_PROVIDED DATA:_
--- Start ---

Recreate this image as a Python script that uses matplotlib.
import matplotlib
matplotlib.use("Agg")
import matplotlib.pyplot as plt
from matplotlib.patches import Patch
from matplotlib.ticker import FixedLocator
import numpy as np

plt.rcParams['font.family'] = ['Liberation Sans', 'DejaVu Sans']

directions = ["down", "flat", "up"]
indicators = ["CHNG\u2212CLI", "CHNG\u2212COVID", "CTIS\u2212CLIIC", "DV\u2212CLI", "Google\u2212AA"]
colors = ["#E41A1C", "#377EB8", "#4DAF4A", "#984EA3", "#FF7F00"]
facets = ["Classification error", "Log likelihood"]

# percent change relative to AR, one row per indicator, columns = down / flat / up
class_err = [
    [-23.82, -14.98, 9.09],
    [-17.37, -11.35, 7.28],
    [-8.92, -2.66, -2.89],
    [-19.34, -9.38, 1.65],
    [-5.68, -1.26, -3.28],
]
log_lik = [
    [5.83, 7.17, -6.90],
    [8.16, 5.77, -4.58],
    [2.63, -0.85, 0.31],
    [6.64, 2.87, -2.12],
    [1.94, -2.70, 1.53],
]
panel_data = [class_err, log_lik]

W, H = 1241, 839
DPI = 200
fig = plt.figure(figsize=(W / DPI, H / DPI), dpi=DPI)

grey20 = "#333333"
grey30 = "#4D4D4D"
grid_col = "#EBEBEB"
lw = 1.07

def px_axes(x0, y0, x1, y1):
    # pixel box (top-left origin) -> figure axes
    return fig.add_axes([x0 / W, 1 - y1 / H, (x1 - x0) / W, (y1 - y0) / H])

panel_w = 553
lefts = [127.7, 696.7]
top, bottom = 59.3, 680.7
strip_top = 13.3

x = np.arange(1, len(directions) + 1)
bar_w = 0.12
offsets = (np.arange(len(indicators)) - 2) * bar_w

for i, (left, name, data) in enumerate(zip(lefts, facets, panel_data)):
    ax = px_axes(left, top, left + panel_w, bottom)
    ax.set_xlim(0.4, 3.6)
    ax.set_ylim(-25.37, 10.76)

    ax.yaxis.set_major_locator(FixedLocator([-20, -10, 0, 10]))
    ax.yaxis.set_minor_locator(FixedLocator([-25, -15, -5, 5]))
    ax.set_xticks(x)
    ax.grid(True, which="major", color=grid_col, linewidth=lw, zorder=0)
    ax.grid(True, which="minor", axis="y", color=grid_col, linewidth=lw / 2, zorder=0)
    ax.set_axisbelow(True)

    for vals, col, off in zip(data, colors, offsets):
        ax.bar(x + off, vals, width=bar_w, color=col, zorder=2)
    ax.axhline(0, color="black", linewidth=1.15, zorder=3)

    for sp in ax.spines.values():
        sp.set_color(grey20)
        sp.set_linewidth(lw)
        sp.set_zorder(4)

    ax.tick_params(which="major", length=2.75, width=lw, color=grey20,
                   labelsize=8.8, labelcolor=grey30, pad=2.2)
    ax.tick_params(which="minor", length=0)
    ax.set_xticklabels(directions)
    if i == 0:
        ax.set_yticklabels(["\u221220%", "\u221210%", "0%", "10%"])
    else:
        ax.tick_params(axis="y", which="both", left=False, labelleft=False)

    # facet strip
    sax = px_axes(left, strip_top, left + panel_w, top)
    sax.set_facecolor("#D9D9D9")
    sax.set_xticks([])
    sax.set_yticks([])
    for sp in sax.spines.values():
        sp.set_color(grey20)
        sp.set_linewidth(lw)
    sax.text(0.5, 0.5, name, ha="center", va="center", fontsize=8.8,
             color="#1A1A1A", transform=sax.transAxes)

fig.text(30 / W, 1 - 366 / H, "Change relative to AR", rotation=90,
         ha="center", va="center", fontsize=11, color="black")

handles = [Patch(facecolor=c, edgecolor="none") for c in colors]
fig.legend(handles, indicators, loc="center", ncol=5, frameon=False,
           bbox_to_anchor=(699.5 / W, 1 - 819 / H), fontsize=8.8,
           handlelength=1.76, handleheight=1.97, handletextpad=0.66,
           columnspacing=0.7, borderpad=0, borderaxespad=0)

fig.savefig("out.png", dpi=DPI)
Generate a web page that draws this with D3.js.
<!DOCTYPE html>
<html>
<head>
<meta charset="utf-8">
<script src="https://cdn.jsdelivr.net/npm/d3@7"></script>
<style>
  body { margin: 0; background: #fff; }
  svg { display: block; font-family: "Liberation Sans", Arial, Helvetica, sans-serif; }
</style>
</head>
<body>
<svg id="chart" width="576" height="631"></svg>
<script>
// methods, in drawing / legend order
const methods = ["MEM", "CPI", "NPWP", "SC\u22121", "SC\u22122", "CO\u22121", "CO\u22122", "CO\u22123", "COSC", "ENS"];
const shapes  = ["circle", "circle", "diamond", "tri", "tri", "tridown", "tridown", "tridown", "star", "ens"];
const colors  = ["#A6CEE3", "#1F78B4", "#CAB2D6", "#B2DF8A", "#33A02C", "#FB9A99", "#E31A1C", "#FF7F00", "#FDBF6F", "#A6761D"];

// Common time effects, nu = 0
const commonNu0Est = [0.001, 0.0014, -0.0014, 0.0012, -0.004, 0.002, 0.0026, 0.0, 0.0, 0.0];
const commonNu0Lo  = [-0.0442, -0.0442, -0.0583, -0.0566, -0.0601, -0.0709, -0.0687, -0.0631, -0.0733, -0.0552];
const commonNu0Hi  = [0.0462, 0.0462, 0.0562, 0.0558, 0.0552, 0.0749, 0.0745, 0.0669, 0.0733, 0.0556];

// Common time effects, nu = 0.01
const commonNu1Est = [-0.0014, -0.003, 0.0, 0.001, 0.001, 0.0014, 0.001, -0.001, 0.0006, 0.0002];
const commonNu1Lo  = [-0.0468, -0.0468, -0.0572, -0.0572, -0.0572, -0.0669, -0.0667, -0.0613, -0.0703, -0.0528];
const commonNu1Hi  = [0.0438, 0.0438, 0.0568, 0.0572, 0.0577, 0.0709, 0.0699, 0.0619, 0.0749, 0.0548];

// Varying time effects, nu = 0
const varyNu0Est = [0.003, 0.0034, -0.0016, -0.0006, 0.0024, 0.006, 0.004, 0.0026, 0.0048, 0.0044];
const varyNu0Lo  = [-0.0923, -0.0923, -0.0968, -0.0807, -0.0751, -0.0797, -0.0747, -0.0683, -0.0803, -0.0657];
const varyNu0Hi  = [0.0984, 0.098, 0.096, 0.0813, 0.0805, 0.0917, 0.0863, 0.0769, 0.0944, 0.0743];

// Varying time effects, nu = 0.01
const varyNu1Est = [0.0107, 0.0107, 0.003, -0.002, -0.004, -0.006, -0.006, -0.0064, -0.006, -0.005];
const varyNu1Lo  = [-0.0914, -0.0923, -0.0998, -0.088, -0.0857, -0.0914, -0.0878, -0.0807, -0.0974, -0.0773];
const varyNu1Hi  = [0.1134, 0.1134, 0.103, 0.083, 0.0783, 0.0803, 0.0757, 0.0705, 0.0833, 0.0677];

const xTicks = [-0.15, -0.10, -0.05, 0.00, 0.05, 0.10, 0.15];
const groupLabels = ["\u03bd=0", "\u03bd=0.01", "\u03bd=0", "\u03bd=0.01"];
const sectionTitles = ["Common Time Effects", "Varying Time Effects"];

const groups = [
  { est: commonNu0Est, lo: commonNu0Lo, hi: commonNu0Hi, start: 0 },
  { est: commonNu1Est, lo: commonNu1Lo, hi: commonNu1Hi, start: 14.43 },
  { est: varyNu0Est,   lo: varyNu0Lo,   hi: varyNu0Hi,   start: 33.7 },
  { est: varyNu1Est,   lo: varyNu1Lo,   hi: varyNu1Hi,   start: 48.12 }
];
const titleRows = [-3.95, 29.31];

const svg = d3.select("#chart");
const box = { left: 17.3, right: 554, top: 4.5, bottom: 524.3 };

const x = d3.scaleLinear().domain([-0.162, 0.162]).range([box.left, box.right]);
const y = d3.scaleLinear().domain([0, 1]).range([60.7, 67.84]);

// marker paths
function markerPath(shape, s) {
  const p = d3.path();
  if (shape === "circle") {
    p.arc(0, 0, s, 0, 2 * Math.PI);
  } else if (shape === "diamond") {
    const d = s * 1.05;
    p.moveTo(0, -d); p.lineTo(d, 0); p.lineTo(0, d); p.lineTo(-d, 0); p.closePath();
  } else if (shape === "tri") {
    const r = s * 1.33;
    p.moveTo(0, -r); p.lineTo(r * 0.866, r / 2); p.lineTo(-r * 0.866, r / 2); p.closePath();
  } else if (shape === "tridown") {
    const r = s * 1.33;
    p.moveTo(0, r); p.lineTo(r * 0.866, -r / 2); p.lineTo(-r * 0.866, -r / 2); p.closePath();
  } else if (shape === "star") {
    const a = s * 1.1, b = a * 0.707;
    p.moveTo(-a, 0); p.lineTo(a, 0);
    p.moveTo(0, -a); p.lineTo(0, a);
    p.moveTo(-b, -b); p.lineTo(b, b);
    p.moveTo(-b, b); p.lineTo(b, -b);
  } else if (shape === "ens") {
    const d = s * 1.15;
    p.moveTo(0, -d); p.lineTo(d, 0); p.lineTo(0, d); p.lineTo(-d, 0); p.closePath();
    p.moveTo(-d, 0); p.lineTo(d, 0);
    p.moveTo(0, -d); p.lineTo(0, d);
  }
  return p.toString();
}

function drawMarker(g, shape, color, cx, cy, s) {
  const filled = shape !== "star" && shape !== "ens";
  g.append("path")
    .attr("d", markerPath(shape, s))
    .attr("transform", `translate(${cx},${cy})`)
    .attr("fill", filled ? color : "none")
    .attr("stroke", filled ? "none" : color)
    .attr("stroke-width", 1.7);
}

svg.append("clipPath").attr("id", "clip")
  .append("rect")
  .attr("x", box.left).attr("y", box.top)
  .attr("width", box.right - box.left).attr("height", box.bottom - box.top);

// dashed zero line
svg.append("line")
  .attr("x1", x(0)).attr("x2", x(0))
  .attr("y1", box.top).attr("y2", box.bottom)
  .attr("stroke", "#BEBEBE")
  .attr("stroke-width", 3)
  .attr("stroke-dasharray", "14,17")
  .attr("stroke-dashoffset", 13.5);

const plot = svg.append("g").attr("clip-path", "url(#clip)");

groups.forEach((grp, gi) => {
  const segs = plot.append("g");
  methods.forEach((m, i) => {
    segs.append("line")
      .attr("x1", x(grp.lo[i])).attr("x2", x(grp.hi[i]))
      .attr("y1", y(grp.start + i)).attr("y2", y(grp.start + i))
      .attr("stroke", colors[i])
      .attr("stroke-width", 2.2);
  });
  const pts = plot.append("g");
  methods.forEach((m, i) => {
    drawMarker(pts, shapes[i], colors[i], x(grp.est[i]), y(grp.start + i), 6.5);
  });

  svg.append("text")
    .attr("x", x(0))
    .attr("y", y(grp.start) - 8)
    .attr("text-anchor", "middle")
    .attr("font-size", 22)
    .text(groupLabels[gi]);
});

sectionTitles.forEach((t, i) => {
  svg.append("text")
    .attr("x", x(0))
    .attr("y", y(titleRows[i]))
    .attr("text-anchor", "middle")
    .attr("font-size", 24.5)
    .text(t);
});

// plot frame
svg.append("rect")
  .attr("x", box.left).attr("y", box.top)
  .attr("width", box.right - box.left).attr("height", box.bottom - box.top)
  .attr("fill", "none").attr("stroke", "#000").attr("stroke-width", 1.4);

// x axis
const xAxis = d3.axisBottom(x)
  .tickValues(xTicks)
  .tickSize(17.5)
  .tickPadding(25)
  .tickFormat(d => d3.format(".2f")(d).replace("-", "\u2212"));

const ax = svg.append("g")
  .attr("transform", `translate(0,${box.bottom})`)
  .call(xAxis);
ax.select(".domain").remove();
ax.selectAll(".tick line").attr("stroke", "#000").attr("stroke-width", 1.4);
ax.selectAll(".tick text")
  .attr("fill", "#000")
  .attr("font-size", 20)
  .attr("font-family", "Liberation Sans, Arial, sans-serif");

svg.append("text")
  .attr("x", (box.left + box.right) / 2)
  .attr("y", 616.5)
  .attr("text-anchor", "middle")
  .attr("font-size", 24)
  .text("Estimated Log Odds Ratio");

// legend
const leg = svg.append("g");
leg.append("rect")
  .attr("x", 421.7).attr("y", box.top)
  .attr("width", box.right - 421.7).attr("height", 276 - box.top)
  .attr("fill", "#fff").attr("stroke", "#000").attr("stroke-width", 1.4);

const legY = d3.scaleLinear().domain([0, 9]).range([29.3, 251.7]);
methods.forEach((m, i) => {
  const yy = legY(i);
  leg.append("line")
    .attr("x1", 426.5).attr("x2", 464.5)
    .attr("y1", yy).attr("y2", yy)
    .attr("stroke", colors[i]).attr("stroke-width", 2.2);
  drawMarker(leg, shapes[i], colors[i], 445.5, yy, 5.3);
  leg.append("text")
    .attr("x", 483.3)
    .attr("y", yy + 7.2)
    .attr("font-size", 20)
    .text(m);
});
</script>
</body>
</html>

--- End ---

_EXERCISE DIRECTIONS:_ Starting at the top of the data above, repeat every line exactly until the line containing "sp.set_zorder(4)" has been given, then stop.

_FINISHED ANSWER:_
Recreate this image as a Python script that uses matplotlib.
import matplotlib
matplotlib.use("Agg")
import matplotlib.pyplot as plt
from matplotlib.patches import Patch
from matplotlib.ticker import FixedLocator
import numpy as np

plt.rcParams['font.family'] = ['Liberation Sans', 'DejaVu Sans']

directions = ["down", "flat", "up"]
indicators = ["CHNG\u2212CLI", "CHNG\u2212COVID", "CTIS\u2212CLIIC", "DV\u2212CLI", "Google\u2212AA"]
colors = ["#E41A1C", "#377EB8", "#4DAF4A", "#984EA3", "#FF7F00"]
facets = ["Classification error", "Log likelihood"]

# percent change relative to AR, one row per indicator, columns = down / flat / up
class_err = [
    [-23.82, -14.98, 9.09],
    [-17.37, -11.35, 7.28],
    [-8.92, -2.66, -2.89],
    [-19.34, -9.38, 1.65],
    [-5.68, -1.26, -3.28],
]
log_lik = [
    [5.83, 7.17, -6.90],
    [8.16, 5.77, -4.58],
    [2.63, -0.85, 0.31],
    [6.64, 2.87, -2.12],
    [1.94, -2.70, 1.53],
]
panel_data = [class_err, log_lik]

W, H = 1241, 839
DPI = 200
fig = plt.figure(figsize=(W / DPI, H / DPI), dpi=DPI)

grey20 = "#333333"
grey30 = "#4D4D4D"
grid_col = "#EBEBEB"
lw = 1.07

def px_axes(x0, y0, x1, y1):
    # pixel box (top-left origin) -> figure axes
    return fig.add_axes([x0 / W, 1 - y1 / H, (x1 - x0) / W, (y1 - y0) / H])

panel_w = 553
lefts = [127.7, 696.7]
top, bottom = 59.3, 680.7
strip_top = 13.3

x = np.arange(1, len(directions) + 1)
bar_w = 0.12
offsets = (np.arange(len(indicators)) - 2) * bar_w

for i, (left, name, data) in enumerate(zip(lefts, facets, panel_data)):
    ax = px_axes(left, top, left + panel_w, bottom)
    ax.set_xlim(0.4, 3.6)
    ax.set_ylim(-25.37, 10.76)

    ax.yaxis.set_major_locator(FixedLocator([-20, -10, 0, 10]))
    ax.yaxis.set_minor_locator(FixedLocator([-25, -15, -5, 5]))
    ax.set_xticks(x)
    ax.grid(True, which="major", color=grid_col, linewidth=lw, zorder=0)
    ax.grid(True, which="minor", axis="y", color=grid_col, linewidth=lw / 2, zorder=0)
    ax.set_axisbelow(True)

    for vals, col, off in zip(data, colors, offsets):
        ax.bar(x + off, vals, width=bar_w, color=col, zorder=2)
    ax.axhline(0, color="black", linewidth=1.15, zorder=3)

    for sp in ax.spines.values():
        sp.set_color(grey20)
        sp.set_linewidth(lw)
        sp.set_zorder(4)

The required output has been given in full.